Q: Where do I monitor Hyper-V?

Let’s start with the question of where to monitor. In order to answer this question you have understand a little of the Hyper-V architecture. Hyper-V has three main components – the virtstack, devices, and hypervisor. Windows Server 2008 is what boots the system and launches the virtstack and hypervisor. The virtstack responsible for handling emulated devices, managing VM’s, servicing I/O, and more. The hypervisor is responsible for scheduling Virtual Processors, managing interrupts, servicing timers, and controlling other chip level functions. It does not understand devices or I/O (ie there are no hypervisor drivers). The devices are part of the root and are also installed in guests as part of the Integration Services.

image

Since the root has a full view of the system and controls the VM’s it is also responsible for providing monitoring information via WMI and Performance Counters. You can see a full list of performance counters that are provided from the root @ http://blogs.msdn.com/tvoellm/archive/tags/Hyper-V+Performance+Counters/default.aspx . See the WMI reference on MSDN @ http://msdn.microsoft.com/en-us/library/cc136992(VS.85).aspx . A common question is can you monitor a Virtual Machine from within the running guest? From within the guest there is only access to the performance counters provided by the OS that is running in the guest. All those should work as expected however keep in mind that utilization counters (like % Processor) are relative to the amount of virtual processor used. Not the physical processor. So it might appear the utilization counters are over reporting the actual physical resource usage. Rate counters (like network packets / sec) don’t have this problem. For more on guest counter skew see http://blogs.msdn.com/tvoellm/archive/2008/03/20/hyper-v-clocks-lie.aspx

We could have provided some VM specific data inside the guest and might in the future. However our current thinking is not to do this. If you are running a Windows OS or have a tool that understands the WMI protocol you can use the remote management API’s to query the root (see msdn.microsoft.com for WMI documentation on how to do this). You can also do this from outside the physical server as well and tools like System Center Virtual Machine Manager.

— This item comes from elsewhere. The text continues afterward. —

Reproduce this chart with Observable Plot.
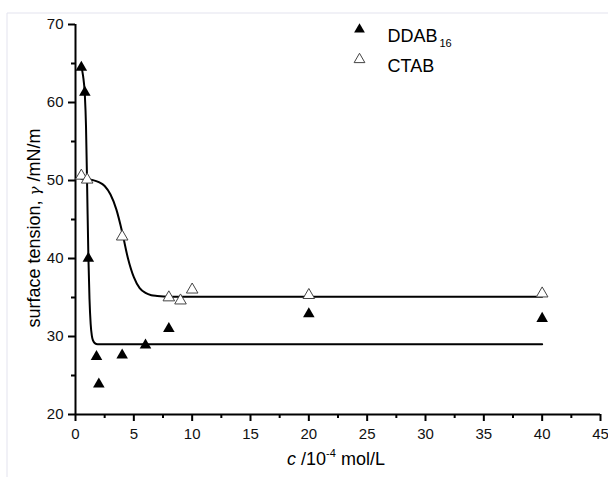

Now that you know to monitor Hyper-V and all virtual machines from the root partition let’s look at what you should monitor.

Q: What should I monitor?

What you monitor on a regular basis really depends on what you are trying to do. I’ll cover the major resources and what to typically monitor. This will be a good starting point for you.

Here are the top level performance counters to monitor and I’ll go into more detail on each;

  • Overall health:
    • Hyper-V Virtual Machine Health Summary
    • Hyper-V Hypervisor
  • Processor:
    • Processor
    • Hyper-V Hypervisor Logical Processor
    • Hyper-V Hypervisor Root Virtual Processor
    • Hyper-V Hypervisor Virtual Processor
  • Memory:
    • Memory
    • Hyper-V Hypervisor Partition
    • Hyper-V Root Partition
    • Hyper-V VM Vid Partition
  • Networking:
    • Network Interface
    • Hyper-V Virtual Switch
    • Hyper-V Legacy Network Adapter
    • Hyper-V Virtual Network Adapter
  • Storage:
    • Physical Disk
    • Hyper-V Virtual Storage Device
    • Hyper-V Virtual IDE Controller

Now let’s go into each counter set and how to use them to monitor the system. As time allows I have been documenting each performance counter set on my blog.

You should take note of the bold italics because they represent the names of counters sets and counters.

Overall health:

There are really two counter sets I use to get an overall understanding of the system . The first is the “Hyper-V Virtual Machine Health Summary” which only has two counters; “Health Ok” andHealth Critical”. If anything is Critical it means some resource (most likely disk) has been exhausted or other unrecoverable error has occurred. If you server see “Health Critical” you should take action to figure out what has happened.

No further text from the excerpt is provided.